Wie Freiheit gesichert werden soll

Diesem historischen Versagen steht der historische, der zukunftsweisende Klimabeschluss vom Frühjahr 2022 gegenüber. Karlsruhe stellte fest, dass die junge Generation einen Anspruch darauf hat, die Lasten des Klimawandels nicht allein zu tragen. Das Verfassungsgericht warnte vor einer „eingriffsähnlichen Vorwirkung“ der schon jetzt anfallenden Emissionen und schrieb daher vor: Wenn künftig Freiheit geschont und gesichert werden soll, müsse der Übergang zur Klimaneutralität jetzt radikal eingeleitet werden. Das war eine Entscheidung des Ersten Senats. Der Zweite Senat hat nun in seinem Schuldenbremsen-Urteil die Maßnahmen, die die Ampelregierung zur Befolgung des Klimabeschlusses des Ersten Senats eingeleitet hatte, weggekickt. Es weiß offenbar die eine Hand nicht, was die andere tut.

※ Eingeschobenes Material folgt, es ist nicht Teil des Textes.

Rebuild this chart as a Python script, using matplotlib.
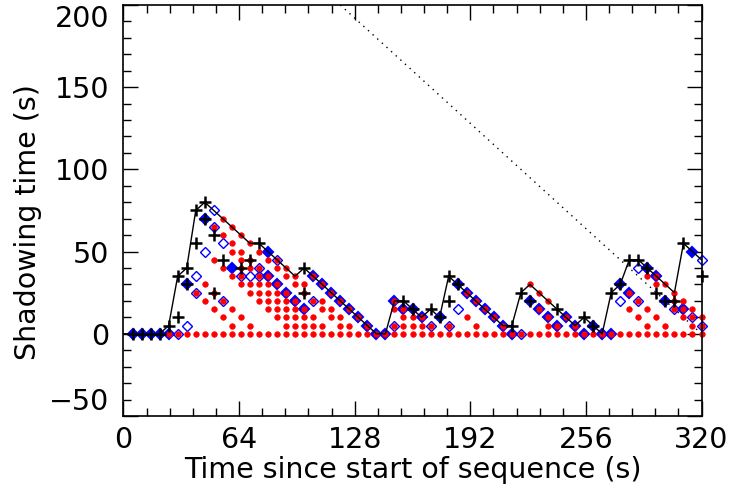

Das Bundesverfassungsgericht ist an einem Kipp-Punkt seiner Geschichte. Die Autorität des Gerichts ist nicht vom Himmel gefallen. Das Gericht hat sie erworben. Es kann sie auch wieder verspielen. Es wird zu den Fundamentalfragen der Politik Stellung nehmen müssen, zu Krieg und Frieden, dazu, wie das Friedensgebot der Präambel des Grundgesetzes zu interpretieren ist. Da wird es sich nicht, wie bei Corona, mit ein paar schwammigen Sätzen aus der Affäre ziehen können.